Initiateurs d’un monde nouveau

Isabelle Pypaert Perrin, déléguée générale du Mouvement international ATD Quart Monde.
Éditorial de la revue Quart Monde n° 244. Extrait du message à l’occasion de la Journée mondiale du refus de la misère, le 17 octobre 2017.

Quel sens a la vie si, près de nous, d’autres meurent dans l’indifférence ?

Quel sens a la vie si des enfants s’interdisent de rêver jusqu’à dire : « Je ne rêve pas, ça ne sert à rien, je sais que ça n’arrivera pas » ?

Quel sens a la vie quand des mères en sont à se demander : « Si je laisse aux services sociaux l’enfant que je porte comme ils le veulent, est-ce qu’on me laissera faire le bonheur de celui qui a l’âge d’aller à l’école ? Ou est-ce qu’ils me le prendront aussi ? » ?

Quel sens a la vie quand des jeunes sont mis à l’écart de nos programmes sociaux et éducatifs parce qu’ils font peur, que plus personne n’attend rien de bon, ni d’eux, ni de leurs familles ?

Quel sens a la vie quand ceux qui luttent pour la justice parlent au nom des pauvres sans les rencontrer ?

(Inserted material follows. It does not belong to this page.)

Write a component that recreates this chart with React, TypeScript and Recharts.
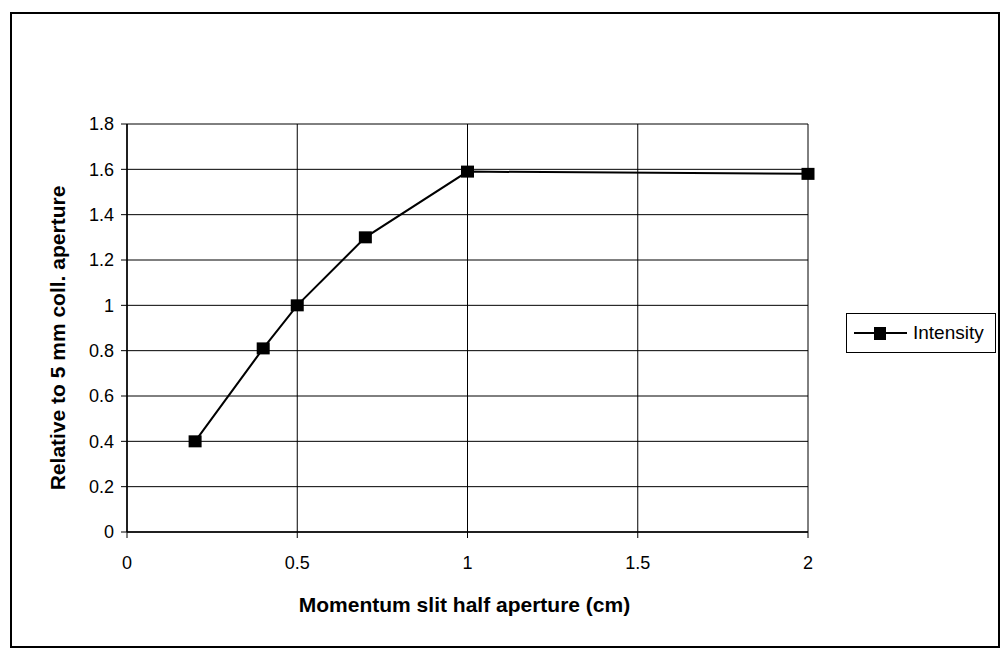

Et quel sens avait la vie pour Joseph Wresinski, cet enfant de la misère qui, devenu homme, nous a rassemblés le 17 octobre il y a juste trente ans  ? […]

Dans quelle direction nous a-t-il entraînés à agir pour que le monde retrouve son sens ? Ce monde où la recherche effrénée de sécurité de ceux qui ont, renforce l’insécurité de ceux qui manquent de tout !

Sur ses pas, des femmes, des hommes, des jeunes et des enfants de partout dans le monde – comme nous aujourd’hui – ont refusé la culpabilité, la fatalité de la misère et le gâchis de leurs intelligences.

  • Ils osent provoquer des rencontres avec celles et ceux qui ne sont pas de leur monde, qui ne fréquentent pas les mêmes écoles, qui n’ont pas reçu la même éducation. Des rencontres avec le cœur, les mains et les intelligences, des rencontres réputées jusque-là impossibles.

Dans les quartiers où on a peur comme dans les tours d’ivoire et les lieux surprotégés. Entre ceux qui crèvent d’inutilité et ceux qui ont toujours trop de travail. Entre les plus humbles et les plus haut placés de ce monde. Des rencontres pour défendre les droits de ceux qui n’ont nulle part où aller si ce n’est dans les lieux où personne ne voudrait avoir à élever ses enfants.

Ensemble, en suscitant ces rencontres inespérées, ils découvrent la fierté de pouvoir se reconnaître d’une même humanité, capables de changements insoupçonnés, porteurs d’espérance pour un monde libéré de la misère.

[…] Et ils répondent ainsi à l’interpellation du père Joseph Wresinski au soir du rassemblement des défenseurs des droits de l’Homme le 17 octobre 1987, et invitent chacun à y répondre aujourd’hui encore :

  • « Et vous, serez-vous des initiateurs de cette route neuve où la justice l’emportera sur le profit, l’exploitation, la paix sur la guerre, où la justice et l’amour sont enfin réconciliés ? »

Oui, à nous tous de continuer à oser ces rencontres, le 17 octobre et tous les jours.